Tuesday, October 6, 2009

my ex girlfriend

growing up i have been the type that thought it was stupid to date at such a young age. i used to laugh at the people who would say they were in love after three months of dating. my opinion quickly changed when i came across this cute blonde haired green eyed girl, who was wanting more than just a friendship. Last november i was headed for the biggest mistake that i had ever made in my eighteen years of living. we hit it off quickly.  months past and we made so many good memories. we broke up in july. It was the toughest pain i had ever endured. No more late night phone calls, no more good morning sweetie, nothing.  The fact is, is that i just had to end the relationship.
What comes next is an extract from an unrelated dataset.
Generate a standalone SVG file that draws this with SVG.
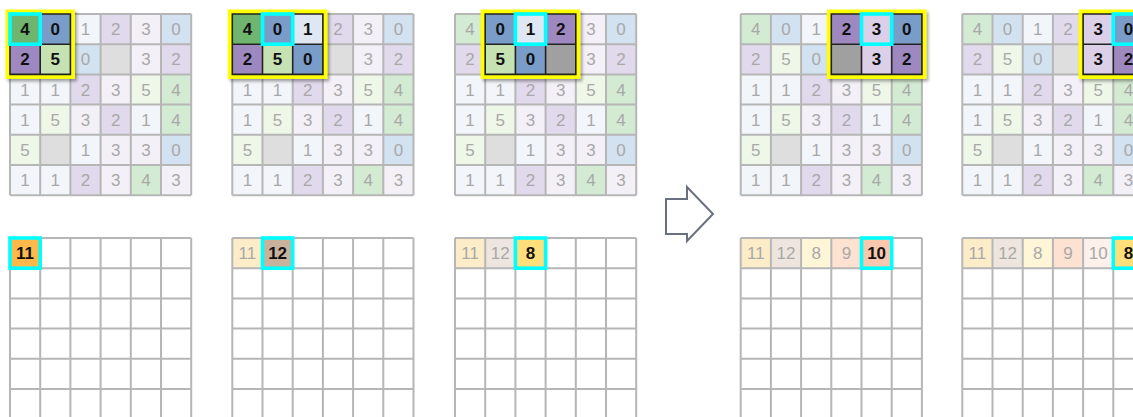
<svg xmlns="http://www.w3.org/2000/svg" xmlns:xlink="http://www.w3.org/1999/xlink" width="1133" height="417" viewBox="0 0 1133 417">
<style>
text{font-family:"Liberation Sans",Arial,sans-serif;font-size:17px;text-anchor:middle}
.f{fill:#a8a8a8}
.h{fill:#111;font-weight:bold}
.grid{fill:none;stroke:#b6b6b6;stroke-width:2}
.win{fill:none;stroke:#222;stroke-width:1.6}
.cy{fill:none;stroke:#00ffff;stroke-width:3.6}
.yel{fill:#ffff00}
.c0{fill:#d3e2f0}.c1{fill:#f2f5fa}.c2{fill:#e1d9ec}.c3{fill:#f3f0f7}.c4{fill:#d3ead3}.c5{fill:#eef7e8}.cb{fill:#dedede}
.d0{fill:#7a9cc8}.d1{fill:#dfe7f2}.d2{fill:#9d89c0}.d3{fill:#dccfe8}.d4{fill:#6fb46f}.d5{fill:#c6e2b2}.db{fill:#a0a0a0}
.o11{fill:#fdecc8}.o12{fill:#eee6de}.o8{fill:#fff6d8}.o9{fill:#fde2d2}.o10{fill:#fdf1ec}
.O11{fill:#ffb94a}.O12{fill:#c9b29b}.O8{fill:#ffdf7a}.O10{fill:#f8c7ad}
.arrow{fill:#fff;stroke:#6b7080;stroke-width:2;stroke-linejoin:miter}
</style>
<defs>
<filter id="sh" x="-20%" y="-20%" width="150%" height="150%">
<feDropShadow dx="2" dy="2.5" stdDeviation="1.8" flood-color="#000" flood-opacity="0.35"/>
</filter>
<g id="base">
<rect class="c4" x="0" y="0" width="30.2" height="30.2"/><rect class="c0" x="30.2" y="0" width="30.2" height="30.2"/><rect class="c1" x="60.4" y="0" width="30.2" height="30.2"/><rect class="c2" x="90.6" y="0" width="30.2" height="30.2"/><rect class="c3" x="120.8" y="0" width="30.2" height="30.2"/><rect class="c0" x="151" y="0" width="30.2" height="30.2"/>
<rect class="c2" x="0" y="30.2" width="30.2" height="30.2"/><rect class="c5" x="30.2" y="30.2" width="30.2" height="30.2"/><rect class="c0" x="60.4" y="30.2" width="30.2" height="30.2"/><rect class="cb" x="90.6" y="30.2" width="30.2" height="30.2"/><rect class="c3" x="120.8" y="30.2" width="30.2" height="30.2"/><rect class="c2" x="151" y="30.2" width="30.2" height="30.2"/>
<rect class="c1" x="0" y="60.4" width="30.2" height="30.2"/><rect class="c1" x="30.2" y="60.4" width="30.2" height="30.2"/><rect class="c2" x="60.4" y="60.4" width="30.2" height="30.2"/><rect class="c3" x="90.6" y="60.4" width="30.2" height="30.2"/><rect class="c5" x="120.8" y="60.4" width="30.2" height="30.2"/><rect class="c4" x="151" y="60.4" width="30.2" height="30.2"/>
<rect class="c1" x="0" y="90.6" width="30.2" height="30.2"/><rect class="c5" x="30.2" y="90.6" width="30.2" height="30.2"/><rect class="c3" x="60.4" y="90.6" width="30.2" height="30.2"/><rect class="c2" x="90.6" y="90.6" width="30.2" height="30.2"/><rect class="c1" x="120.8" y="90.6" width="30.2" height="30.2"/><rect class="c4" x="151" y="90.6" width="30.2" height="30.2"/>
<rect class="c5" x="0" y="120.8" width="30.2" height="30.2"/><rect class="cb" x="30.2" y="120.8" width="30.2" height="30.2"/><rect class="c1" x="60.4" y="120.8" width="30.2" height="30.2"/><rect class="c3" x="90.6" y="120.8" width="30.2" height="30.2"/><rect class="c3" x="120.8" y="120.8" width="30.2" height="30.2"/><rect class="c0" x="151" y="120.8" width="30.2" height="30.2"/>
<rect class="c1" x="0" y="151" width="30.2" height="30.2"/><rect class="c1" x="30.2" y="151" width="30.2" height="30.2"/><rect class="c2" x="60.4" y="151" width="30.2" height="30.2"/><rect class="c3" x="90.6" y="151" width="30.2" height="30.2"/><rect class="c4" x="120.8" y="151" width="30.2" height="30.2"/><rect class="c3" x="151" y="151" width="30.2" height="30.2"/>
<path class="grid" d="M0 0V181.2M30.2 0V181.2M60.4 0V181.2M90.6 0V181.2M120.8 0V181.2M151 0V181.2M181.2 0V181.2M0 0H181.2M0 30.2H181.2M0 60.4H181.2M0 90.6H181.2M0 120.8H181.2M0 151H181.2M0 181.2H181.2"/>
<g class="f">
<text x="15.1" y="21.1">4</text><text x="45.3" y="21.1">0</text><text x="75.5" y="21.1">1</text><text x="105.7" y="21.1">2</text><text x="135.9" y="21.1">3</text><text x="166.1" y="21.1">0</text>
<text x="15.1" y="51.3">2</text><text x="45.3" y="51.3">5</text><text x="75.5" y="51.3">0</text><text x="135.9" y="51.3">3</text><text x="166.1" y="51.3">2</text>
<text x="15.1" y="81.5">1</text><text x="45.3" y="81.5">1</text><text x="75.5" y="81.5">2</text><text x="105.7" y="81.5">3</text><text x="135.9" y="81.5">5</text><text x="166.1" y="81.5">4</text>
<text x="15.1" y="111.7">1</text><text x="45.3" y="111.7">5</text><text x="75.5" y="111.7">3</text><text x="105.7" y="111.7">2</text><text x="135.9" y="111.7">1</text><text x="166.1" y="111.7">4</text>
<text x="15.1" y="141.9">5</text><text x="75.5" y="141.9">1</text><text x="105.7" y="141.9">3</text><text x="135.9" y="141.9">3</text><text x="166.1" y="141.9">0</text>
<text x="15.1" y="172.1">1</text><text x="45.3" y="172.1">1</text><text x="75.5" y="172.1">2</text><text x="105.7" y="172.1">3</text><text x="135.9" y="172.1">4</text><text x="166.1" y="172.1">3</text>
</g>
</g>
<path id="empty" class="grid" d="M0 0V181.2M30.2 0V181.2M60.4 0V181.2M90.6 0V181.2M120.8 0V181.2M151 0V181.2M181.2 0V181.2M0 0H181.2M0 30.2H181.2M0 60.4H181.2M0 90.6H181.2M0 120.8H181.2M0 151H181.2"/>
</defs>

<!-- Panel 1 -->
<g id="panel1-input" transform="translate(10,14)">
<use href="#base"/>
<g id="panel1-window">
<rect class="yel" x="-4.5" y="-4.5" width="69.4" height="69.4" filter="url(#sh)"/>
<rect class="d4" x="0" y="0" width="30.2" height="30.2"/><rect class="d0" x="30.2" y="0" width="30.2" height="30.2"/>
<rect class="d2" x="0" y="30.2" width="30.2" height="30.2"/><rect class="d5" x="30.2" y="30.2" width="30.2" height="30.2"/>
<path class="win" d="M0 0H60.4V60.4H0ZM30.2 0V60.4M0 30.2H60.4"/>
<rect class="cy" x="0" y="0" width="30.2" height="30.2"/>
<g class="h"><text x="15.1" y="21.1">4</text><text x="45.3" y="21.1">0</text><text x="15.1" y="51.3">2</text><text x="45.3" y="51.3">5</text></g>
</g>
</g>
<g id="panel1-output" transform="translate(10,238)">
<rect class="O11" x="0" y="0" width="30.2" height="30.2"/>
<use href="#empty"/>
<rect class="cy" x="0" y="0" width="30.2" height="30.2"/>
<text class="h" x="15.1" y="21.1">11</text>
</g>

<!-- Panel 2 -->
<g id="panel2-input" transform="translate(232.3,14)">
<use href="#base"/>
<g id="panel2-window">
<rect class="yel" x="-4.5" y="-4.5" width="99.6" height="69.4" filter="url(#sh)"/>
<rect class="d4" x="0" y="0" width="30.2" height="30.2"/><rect class="d0" x="30.2" y="0" width="30.2" height="30.2"/><rect class="d1" x="60.4" y="0" width="30.2" height="30.2"/>
<rect class="d2" x="0" y="30.2" width="30.2" height="30.2"/><rect class="d5" x="30.2" y="30.2" width="30.2" height="30.2"/><rect class="d0" x="60.4" y="30.2" width="30.2" height="30.2"/>
<path class="win" d="M0 0H90.6V60.4H0ZM30.2 0V60.4M60.4 0V60.4M0 30.2H90.6"/>
<rect class="cy" x="30.2" y="0" width="30.2" height="30.2"/>
<g class="h"><text x="15.1" y="21.1">4</text><text x="45.3" y="21.1">0</text><text x="75.5" y="21.1">1</text><text x="15.1" y="51.3">2</text><text x="45.3" y="51.3">5</text><text x="75.5" y="51.3">0</text></g>
</g>
</g>
<g id="panel2-output" transform="translate(232.3,238)">
<rect class="o11" x="0" y="0" width="30.2" height="30.2"/>
<rect class="O12" x="30.2" y="0" width="30.2" height="30.2"/>
<use href="#empty"/>
<rect class="cy" x="30.2" y="0" width="30.2" height="30.2"/>
<text class="f" x="15.1" y="21.1">11</text>
<text class="h" x="45.3" y="21.1">12</text>
</g>

<!-- Panel 3 -->
<g id="panel3-input" transform="translate(455,14)">
<use href="#base"/>
<g id="panel3-window">
<rect class="yel" x="25.7" y="-4.5" width="99.6" height="69.4" filter="url(#sh)"/>
<rect class="d0" x="30.2" y="0" width="30.2" height="30.2"/><rect class="d1" x="60.4" y="0" width="30.2" height="30.2"/><rect class="d2" x="90.6" y="0" width="30.2" height="30.2"/>
<rect class="d5" x="30.2" y="30.2" width="30.2" height="30.2"/><rect class="d0" x="60.4" y="30.2" width="30.2" height="30.2"/><rect class="db" x="90.6" y="30.2" width="30.2" height="30.2"/>
<path class="win" d="M30.2 0H120.8V60.4H30.2ZM60.4 0V60.4M90.6 0V60.4M30.2 30.2H120.8"/>
<rect class="cy" x="60.4" y="0" width="30.2" height="30.2"/>
<g class="h"><text x="45.3" y="21.1">0</text><text x="75.5" y="21.1">1</text><text x="105.7" y="21.1">2</text><text x="45.3" y="51.3">5</text><text x="75.5" y="51.3">0</text></g>
</g>
</g>
<g id="panel3-output" transform="translate(455,238)">
<rect class="o11" x="0" y="0" width="30.2" height="30.2"/>
<rect class="o12" x="30.2" y="0" width="30.2" height="30.2"/>
<rect class="O8" x="60.4" y="0" width="30.2" height="30.2"/>
<use href="#empty"/>
<rect class="cy" x="60.4" y="0" width="30.2" height="30.2"/>
<text class="f" x="15.1" y="21.1">11</text>
<text class="f" x="45.3" y="21.1">12</text>
<text class="h" x="75.5" y="21.1">8</text>
</g>

<!-- Arrow -->
<g id="connectors">
<polygon class="arrow" points="666,199 687,199 687,187 713,214 687,241 687,234 666,234"/>
</g>

<!-- Panel 4 -->
<g id="panel4-input" transform="translate(740.7,14)">
<use href="#base"/>
<g id="panel4-window">
<rect class="yel" x="86.1" y="-4.5" width="99.6" height="69.4" filter="url(#sh)"/>
<rect class="d2" x="90.6" y="0" width="30.2" height="30.2"/><rect class="d3" x="120.8" y="0" width="30.2" height="30.2"/><rect class="d0" x="151" y="0" width="30.2" height="30.2"/>
<rect class="db" x="90.6" y="30.2" width="30.2" height="30.2"/><rect class="d3" x="120.8" y="30.2" width="30.2" height="30.2"/><rect class="d2" x="151" y="30.2" width="30.2" height="30.2"/>
<path class="win" d="M90.6 0H181.2V60.4H90.6ZM120.8 0V60.4M151 0V60.4M90.6 30.2H181.2"/>
<rect class="cy" x="120.8" y="0" width="30.2" height="30.2"/>
<g class="h"><text x="105.7" y="21.1">2</text><text x="135.9" y="21.1">3</text><text x="166.1" y="21.1">0</text><text x="135.9" y="51.3">3</text><text x="166.1" y="51.3">2</text></g>
</g>
</g>
<g id="panel4-output" transform="translate(740.7,238)">
<rect class="o11" x="0" y="0" width="30.2" height="30.2"/>
<rect class="o12" x="30.2" y="0" width="30.2" height="30.2"/>
<rect class="o8" x="60.4" y="0" width="30.2" height="30.2"/>
<rect class="o9" x="90.6" y="0" width="30.2" height="30.2"/>
<rect class="O10" x="120.8" y="0" width="30.2" height="30.2"/>
<use href="#empty"/>
<rect class="cy" x="120.8" y="0" width="30.2" height="30.2"/>
<text class="f" x="15.1" y="21.1">11</text>
<text class="f" x="45.3" y="21.1">12</text>
<text class="f" x="75.5" y="21.1">8</text>
<text class="f" x="105.7" y="21.1">9</text>
<text class="h" x="135.9" y="21.1">10</text>
</g>

<!-- Panel 5 -->
<g id="panel5-input" transform="translate(962.3,14)">
<use href="#base"/>
<g id="panel5-window">
<rect class="yel" x="116.3" y="-4.5" width="69.4" height="69.4" filter="url(#sh)"/>
<rect class="d3" x="120.8" y="0" width="30.2" height="30.2"/><rect class="d0" x="151" y="0" width="30.2" height="30.2"/>
<rect class="d3" x="120.8" y="30.2" width="30.2" height="30.2"/><rect class="d2" x="151" y="30.2" width="30.2" height="30.2"/>
<path class="win" d="M120.8 0H181.2V60.4H120.8ZM151 0V60.4M120.8 30.2H181.2"/>
<rect class="cy" x="151" y="0" width="30.2" height="30.2"/>
<g class="h"><text x="135.9" y="21.1">3</text><text x="166.1" y="21.1">0</text><text x="135.9" y="51.3">3</text><text x="166.1" y="51.3">2</text></g>
</g>
</g>
<g id="panel5-output" transform="translate(962.3,238)">
<rect class="o11" x="0" y="0" width="30.2" height="30.2"/>
<rect class="o12" x="30.2" y="0" width="30.2" height="30.2"/>
<rect class="o8" x="60.4" y="0" width="30.2" height="30.2"/>
<rect class="o9" x="90.6" y="0" width="30.2" height="30.2"/>
<rect class="o10" x="120.8" y="0" width="30.2" height="30.2"/>
<rect class="O8" x="151" y="0" width="30.2" height="30.2"/>
<use href="#empty"/>
<rect class="cy" x="151" y="0" width="30.2" height="30.2"/>
<text class="f" x="15.1" y="21.1">11</text>
<text class="f" x="45.3" y="21.1">12</text>
<text class="f" x="75.5" y="21.1">8</text>
<text class="f" x="105.7" y="21.1">9</text>
<text class="f" x="135.9" y="21.1">10</text>
<text class="h" x="166.1" y="21.1">8</text>
</g>
</svg>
I had no trust in her. Tossing and turning in the bed, with that sick feeling of being cheated on, took its toll on me. I had every one telling me the type of girl she was, but i didnt want to believe it. I had all the warnings right in front of my face, but did i listen? No, afterall, pride is the hardest thing to swallow! In my head, i believed she was something that she really wasnt. i lied to myself for eight months. In the end i finally caught her, and all the wondering was over.
She still calls me and we talk like old friends would, but somehow the past gets brought up and she realizes the mistakes she made. She wants a second chance, and tells me she will not ever hurt me again. As for me, i smile and let it go through one ear and out the other. She was my first love, and its hard not to think people can grow up and change, but for now im going to stick to my roots and enjoy being single.